By 1959 Eisenhower had begun to see private military contractors as a self-interested, malign actor in the budget process. In a June meeting with legislative leaders about defense appropriations, he questioned an additional $85 million that had been put into the ATLAS program, an early intercontinental ballistic missile. Congressman Gerald Ford tried to reassure him with a variety of explanations: the Air Force had recently revised its cost estimates; the increase was much less than what many in Congress were proposing; other parts of the missiles appropriation had been reduced. But Eisenhower was not persuaded. According to the meeting notes, “The President protested the political pressures that the munitions industry brings to bear on the Congress, and especially the resort to full-page advertisements such as that by Boeing in regard to the BOMARC. He thought it was clear that other elements than the basic defense of the country were entered into the handling of these problems.”

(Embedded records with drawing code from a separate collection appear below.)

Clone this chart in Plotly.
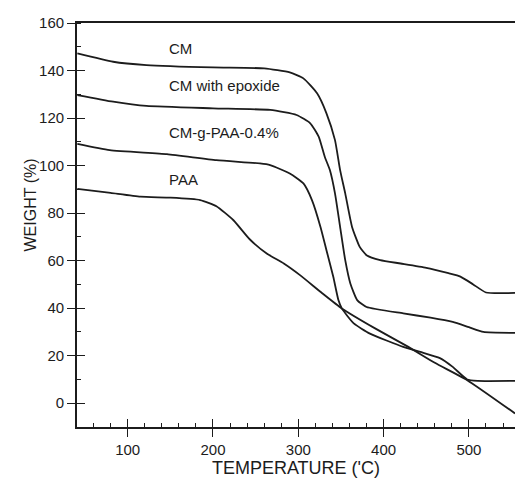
import plotly.graph_objects as go

# Temperature (°C) / weight (%)
cm_x = [41, 83, 122, 200, 260, 290, 306, 322, 333, 343, 349, 355, 363, 372, 380, 396, 420, 450, 476, 490, 505, 520, 554]
cm_y = [147.2, 143.7, 142.3, 141.3, 140.9, 139.2, 136.7, 130.4, 122.0, 110.7, 98.1, 88.3, 74.2, 65.8, 62.3, 60.2, 58.8, 57.0, 54.7, 53.3, 50.0, 46.6, 46.4]

epo_x = [41, 83, 122, 200, 267, 298, 314, 324, 331, 337, 343, 349, 355, 361, 369, 380, 423, 455, 481, 500, 517, 554]
epo_y = [129.7, 126.9, 125.1, 124.1, 123.4, 121.3, 117.8, 112.1, 103.7, 98.1, 88.3, 74.2, 60.2, 50.4, 43.4, 40.5, 37.8, 36.0, 34.2, 32.0, 30.0, 29.6]

gpaa_x = [41, 79, 146, 204, 255, 267, 290, 306, 316, 326, 333, 341, 347, 351, 365, 384, 423, 443, 466, 481, 498, 510, 554]
gpaa_y = [109.1, 106.5, 104.8, 102.3, 100.9, 100.2, 96.7, 92.5, 85.5, 74.2, 64.4, 53.2, 43.4, 39.9, 33.6, 29.3, 23.7, 21.6, 19.0, 15.3, 10.0, 9.4, 9.4]

paa_x = [41, 80, 115, 150, 185, 204, 224, 243, 263, 283, 302, 328, 351, 390, 429, 460, 498, 554]
paa_y = [90.2, 88.5, 86.9, 86.5, 85.5, 82.9, 77.0, 69.0, 63.0, 58.8, 53.9, 46.3, 39.9, 31.5, 23.7, 17.0, 9.7, -4.3]

label_text = ["CM", "CM with epoxide", "CM-g-PAA-0.4%", "PAA"]
label_x = [146, 146, 146, 146]
label_y = [149.1, 133.5, 113.9, 94.3]

x_range = [40.6, 554]
y_range = [-10, 160]

FONT = "Arial, Liberation Sans, sans-serif"
INK = "#1c1c1c"

fig = go.Figure()
for xs, ys in [(cm_x, cm_y), (epo_x, epo_y), (gpaa_x, gpaa_y), (paa_x, paa_y)]:
    fig.add_trace(go.Scatter(x=xs, y=ys, mode="lines",
                             line=dict(color=INK, width=1.8, shape="spline", smoothing=0.5),
                             showlegend=False, hoverinfo="skip"))

# invisible trace on overlay axes (for the inner half of major ticks)
fig.add_trace(go.Scatter(x=paa_x, y=paa_y, xaxis="x2", yaxis="y2", mode="lines",
                         line=dict(width=0), opacity=0, showlegend=False, hoverinfo="skip"))

for t, xx, yy in zip(label_text, label_x, label_y):
    fig.add_annotation(x=xx, y=yy, xref="x", yref="y", text=t, showarrow=False,
                       xanchor="left", yanchor="middle",
                       font=dict(family=FONT, size=15, color=INK))

plot_h = 485 - 23 - 58
plot_w = 515 - 77
fig.add_annotation(x=(20 - 77) / plot_w, y=(485 - 58 - 205) / plot_h,
                   xref="paper", yref="paper", text="WEIGHT (%)",
                   showarrow=False, textangle=-90, font=dict(family=FONT, size=16, color=INK))

common_font = dict(family=FONT, size=15, color=INK)

fig.update_layout(
    width=515, height=485,
    margin=dict(l=77, r=0, t=23, b=58),
    paper_bgcolor="white", plot_bgcolor="white",
    xaxis=dict(range=x_range, showgrid=False, zeroline=False,
               showline=True, linecolor=INK, linewidth=1.7, mirror=True,
               tick0=0, dtick=100, ticks="outside", ticklen=8, tickwidth=1.4, tickcolor=INK,
               minor=dict(tick0=0, dtick=20, ticks="inside", ticklen=4, tickwidth=1.1, tickcolor=INK),
               tickfont=common_font,
               title=dict(text="TEMPERATURE ('C)", font=dict(family=FONT, size=18, color=INK), standoff=5)),
    yaxis=dict(range=y_range, showgrid=False, zeroline=False,
               showline=True, linecolor=INK, linewidth=1.7,
               tick0=0, dtick=20, ticks="outside", ticklen=8, tickwidth=1.4, tickcolor=INK,
               minor=dict(tick0=0, dtick=10, ticks="inside", ticklen=4, tickwidth=1.1, tickcolor=INK),
               tickfont=common_font),
    xaxis2=dict(range=x_range, overlaying="x", anchor="y", side="bottom", showgrid=False,
                zeroline=False, showline=False, showticklabels=False,
                tick0=0, dtick=100, ticks="inside", ticklen=8, tickwidth=1.4, tickcolor=INK),
    yaxis2=dict(range=y_range, overlaying="y", anchor="x", side="left", showgrid=False,
                zeroline=False, showline=False, showticklabels=False,
                tick0=0, dtick=20, ticks="inside", ticklen=8, tickwidth=1.4, tickcolor=INK),
)

fig.write_html("out.html")
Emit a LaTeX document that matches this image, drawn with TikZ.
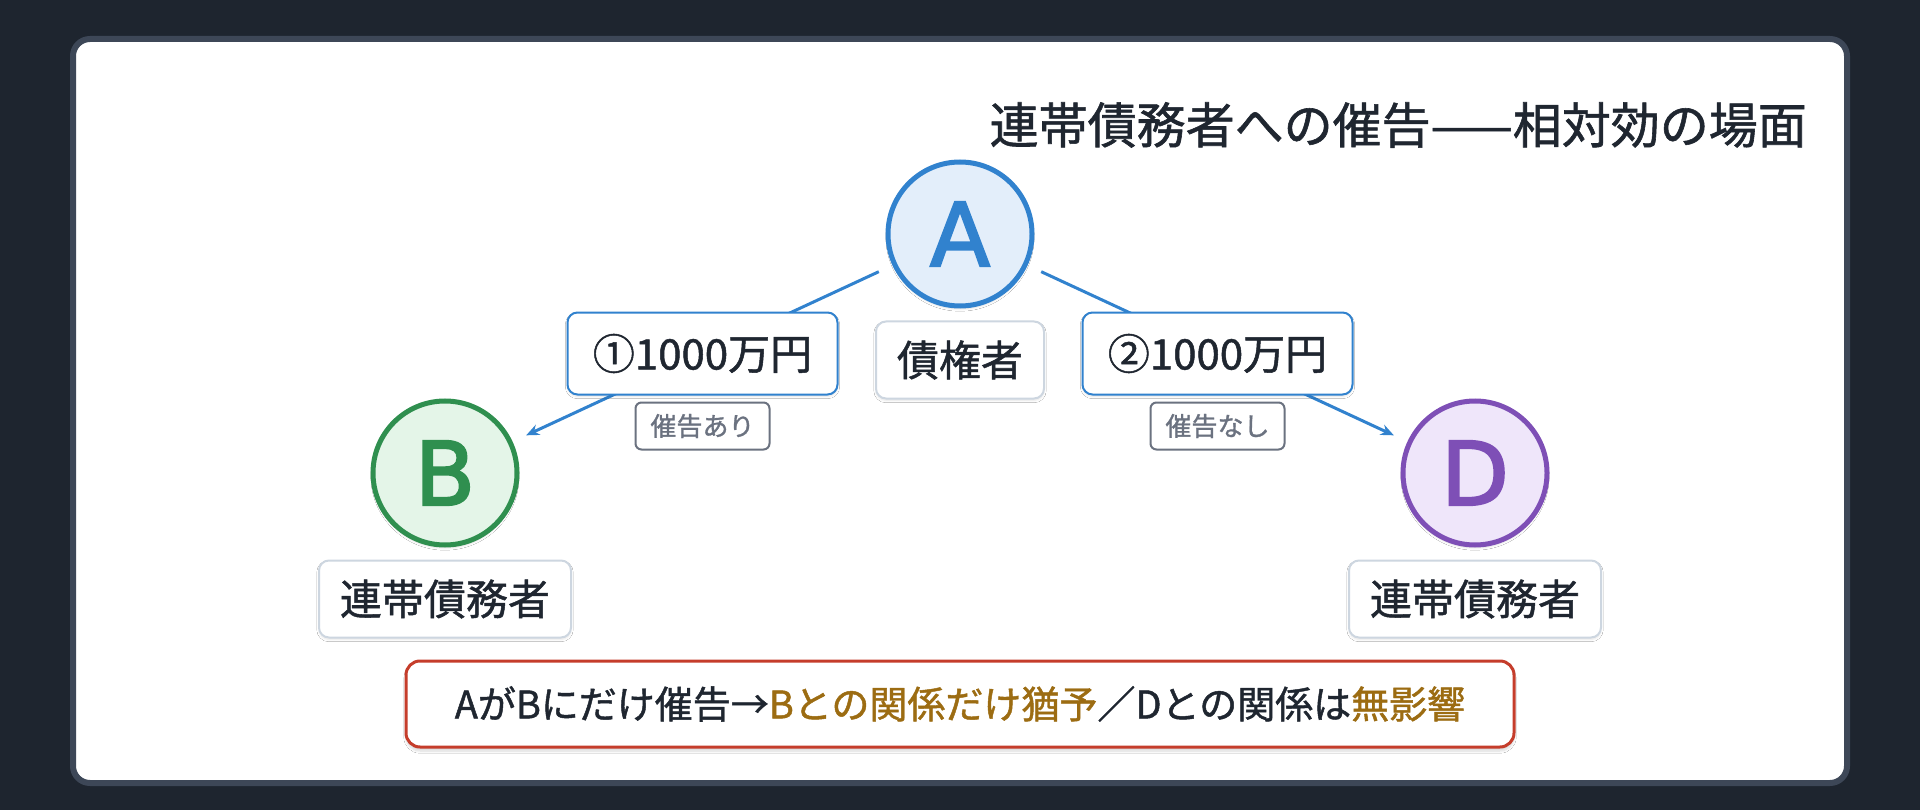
\documentclass[tikz,border=0pt]{standalone}
\usepackage{fontspec}
\setmainfont{Noto Sans CJK JP}[FakeBold=1.2]
\newfontfamily\letterfont{DejaVu Sans}[FakeBold=2.5]
\usetikzlibrary{positioning,arrows.meta,shadows.blur}
\definecolor{bgdark}{HTML}{1E252F}
\definecolor{frame}{HTML}{3D4757}
\definecolor{ink}{HTML}{1F2630}
\definecolor{blueA}{HTML}{3182CE}
\definecolor{fillA}{HTML}{E3EEFA}
\definecolor{greenB}{HTML}{2F8F4F}
\definecolor{fillB}{HTML}{E4F5E8}
\definecolor{purpleD}{HTML}{7E4FB6}
\definecolor{fillD}{HTML}{EFE6FA}
\definecolor{tagline}{HTML}{6B7280}
\definecolor{boxline}{HTML}{CDD6E0}
\definecolor{noteline}{HTML}{C53D2B}
\definecolor{gold}{HTML}{9C6C12}
\newcommand{\hl}[1]{\textcolor{gold}{#1}}
\newcommand{\fs}[1]{\fontsize{#1}{#1}\selectfont}
\tikzset{
  party/.style={circle,line width=5pt,minimum size=144pt,inner sep=0pt,
    blur shadow={shadow xshift=0pt,shadow yshift=-3pt,shadow opacity=12,shadow blur steps=6},
    font=\letterfont\fs{88}},
  role/.style={draw=boxline,line width=2pt,fill=white,rounded corners=10pt,
    minimum height=77pt,inner xsep=21pt,text=ink,font=\fs{42},
    blur shadow={shadow xshift=0pt,shadow yshift=-2pt,shadow opacity=10,shadow blur steps=5}},
  amount/.style={draw=blueA,line width=2pt,fill=white,rounded corners=10pt,
    minimum width=270pt,minimum height=82pt,text=ink,font=\fs{42},
    blur shadow={shadow xshift=0pt,shadow yshift=-2pt,shadow opacity=10,shadow blur steps=5}},
  tag/.style={draw=tagline,line width=2pt,fill=white,rounded corners=6pt,
    minimum width=134pt,minimum height=47pt,text=tagline,font=\fs{26}},
  link/.style={draw=blueA,line width=3pt,shorten <=15pt,shorten >=15pt,
    -{Stealth[length=13pt,width=11pt]}},
  note/.style={draw=noteline,line width=3pt,fill=white,rounded corners=14pt,
    minimum width=1108pt,minimum height=86pt,text=ink,font=\fs{38},
    blur shadow={shadow xshift=0pt,shadow yshift=-4pt,shadow opacity=15,shadow blur steps=8}}
}
\begin{document}
\begin{tikzpicture}[x=1pt,y=-1pt]
  \fill[bgdark] (0,0) rectangle (1920,810);
  \useasboundingbox (0,0) rectangle (1920,810);
  \draw[frame,line width=6pt,fill=white,rounded corners=17pt] (73,39) rectangle (1847,783);

  \node[anchor=east,inner sep=0pt,text=ink,font=\fs{49}] (title) at (1807,125) {連帯債務者への催告——相対効の場面};

  \node[party,draw=blueA,fill=fillA,text=blueA] (A) at (960,234) {A};
  \node[party,draw=greenB,fill=fillB,text=greenB] (B) at (445,473) {B};
  \node[party,draw=purpleD,fill=fillD,text=purpleD] (D) at (1475,473) {D};

  \node[role,below=12pt of A] (cred) {債権者};
  \node[role,below=12pt of B] (debtB) {連帯債務者};
  \node[role,below=12pt of D] (debtD) {連帯債務者};

  \draw[link] (A) -- node[amount] (amt1) {①1000万円} (B);
  \draw[link] (A) -- node[amount] (amt2) {②1000万円} (D);
  \node[tag,below=6pt of amt1] (tag1) {催告あり};
  \node[tag,below=6pt of amt2] (tag2) {催告なし};

  \node[note] (res) at (960,704) {AがBにだけ催告→\hl{Bとの関係だけ猶予}／Dとの関係は\hl{無影響}};
\end{tikzpicture}
\end{document}
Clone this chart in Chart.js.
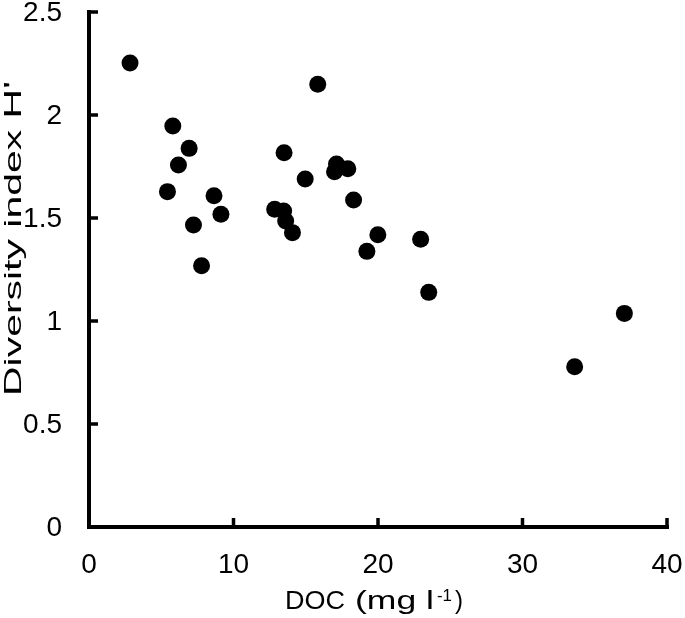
<!DOCTYPE html>
<html>
<head>
<meta charset="utf-8">
<script src="https://cdn.jsdelivr.net/npm/chart.js@4/dist/chart.umd.min.js"></script>
<style>
html,body{margin:0;padding:0;background:#fff;}
#wrap{width:685px;height:618px;}
</style>
</head>
<body>
<div id="wrap"><canvas id="c" width="685" height="618"></canvas></div>
<script>
// Data
const docValues = [2.84, 5.80, 6.93, 6.19, 5.43, 8.65, 9.13, 7.23, 7.79, 15.83, 13.50, 17.13, 16.99, 17.91, 14.96, 18.31, 12.85, 13.47, 13.61, 14.08, 19.99, 19.23, 22.95, 23.51, 37.05, 33.61];
const diversityValues = [2.252, 1.947, 1.838, 1.757, 1.628, 1.608, 1.518, 1.466, 1.268, 2.149, 1.817, 1.762, 1.725, 1.739, 1.689, 1.587, 1.542, 1.534, 1.485, 1.429, 1.419, 1.338, 1.397, 1.139, 1.037, 0.778];
const xTickValues = [0, 10, 20, 30, 40];
const xTickLabels = ["0", "10", "20", "30", "40"];
const yTickValues = [0, 0.5, 1, 1.5, 2, 2.5];
const yTickLabels = ["0", "0.5", "1", "1.5", "2", "2.5"];
const xTitleParts = ["DOC", "(mg l", "-1", ")"];
const yTitle = "Diversity index H'";

const FONT = "'Liberation Sans', Arial, sans-serif";

function fillFit(ctx, text, x, y, width) {
  const w = ctx.measureText(text).width;
  ctx.save();
  ctx.translate(x, y);
  ctx.scale(width / w, 1);
  ctx.fillText(text, 0, 0);
  ctx.restore();
}

const axesPlugin = {
  id: 'axesPlugin',
  afterDraw(chart) {
    const ctx = chart.ctx;
    const xs = chart.scales.x, ys = chart.scales.y;
    const x0 = xs.getPixelForValue(0), x1 = xs.getPixelForValue(40);
    const y0 = ys.getPixelForValue(0), y1 = ys.getPixelForValue(2.5);
    const lw = 4;
    ctx.save();
    ctx.strokeStyle = '#000';
    ctx.lineWidth = lw;
    ctx.lineCap = 'butt';
    // axis lines
    ctx.beginPath();
    ctx.moveTo(x0, y1 - lw / 2);
    ctx.lineTo(x0, y0 + lw / 2);
    ctx.moveTo(x0 - lw / 2, y0);
    ctx.lineTo(x1 + lw / 2, y0);
    ctx.stroke();
    // inward ticks
    ctx.lineWidth = 3.5;
    ctx.beginPath();
    yTickValues.forEach(v => {
      const p = ys.getPixelForValue(v);
      ctx.moveTo(x0, p);
      ctx.lineTo(x0 + 9, p);
    });
    xTickValues.forEach(v => {
      const p = xs.getPixelForValue(v);
      ctx.moveTo(p, y0);
      ctx.lineTo(p, y0 - 9);
    });
    ctx.stroke();
    // tick labels
    ctx.fillStyle = '#000';
    ctx.font = '28px ' + FONT;
    ctx.textAlign = 'right';
    ctx.textBaseline = 'middle';
    yTickValues.forEach((v, i) => {
      ctx.fillText(yTickLabels[i], x0 - 27, ys.getPixelForValue(v) + 1);
    });
    ctx.textAlign = 'center';
    ctx.textBaseline = 'alphabetic';
    xTickValues.forEach((v, i) => {
      ctx.fillText(xTickLabels[i], xs.getPixelForValue(v), y0 + 46);
    });
    // x title
    ctx.textAlign = 'left';
    const by = 609;
    ctx.font = '26px ' + FONT;
    fillFit(ctx, xTitleParts[0], 285, by, 60);
    fillFit(ctx, xTitleParts[1], 355, by, 79);
    ctx.font = '17px ' + FONT;
    fillFit(ctx, xTitleParts[2], 437, by - 8, 15);
    ctx.font = '26px ' + FONT;
    fillFit(ctx, xTitleParts[3], 455, by, 8);
    // y title (rotated, stretched along its length)
    ctx.font = '24px ' + FONT;
    const w = ctx.measureText(yTitle).width;
    ctx.translate(20.7, 238.5);
    ctx.rotate(-Math.PI / 2);
    ctx.scale(315 / w, 1);
    ctx.textAlign = 'center';
    ctx.textBaseline = 'alphabetic';
    ctx.fillText(yTitle, 0, 0);
    ctx.restore();
  }
};

new Chart(document.getElementById('c'), {
  type: 'scatter',
  data: {
    datasets: [{
      data: docValues.map((x, i) => ({x: x, y: diversityValues[i]})),
      backgroundColor: '#000',
      borderWidth: 0,
      pointRadius: 8.5,
      pointHoverRadius: 8.5
    }]
  },
  options: {
    responsive: false,
    animation: false,
    events: [],
    layout: {padding: {left: 89, right: 18, top: 12, bottom: 91}},
    plugins: {legend: {display: false}, tooltip: {enabled: false}},
    scales: {
      x: {type: 'linear', min: 0, max: 40, display: false, ticks: {stepSize: 10}},
      y: {type: 'linear', min: 0, max: 2.5, display: false, ticks: {stepSize: 0.5}}
    }
  },
  plugins: [axesPlugin]
});
</script>
</body>
</html>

This outburst was sufficiently unusual that it was almost immediately leaked to the press. A New York Times reporter wrote that Eisenhower had let it be known that he “believed political and financial influences rather than military considerations alone were playing an unwarranted part in the defense debate.” This was evidently a presidential theme in 1959; later that month, while discussing an upcoming Space Council meeting and the need for better coordination and single management of our national missile ranges, Eisenhower insisted: “We must avoid letting the munitions companies dictate the pattern of our organization.”

Thus, a year and a half before the speech that caused so many Americans to wonder about Eisenhower’s motives, he was well down the path of frustration with the influence, and confluence, of military and industrial power.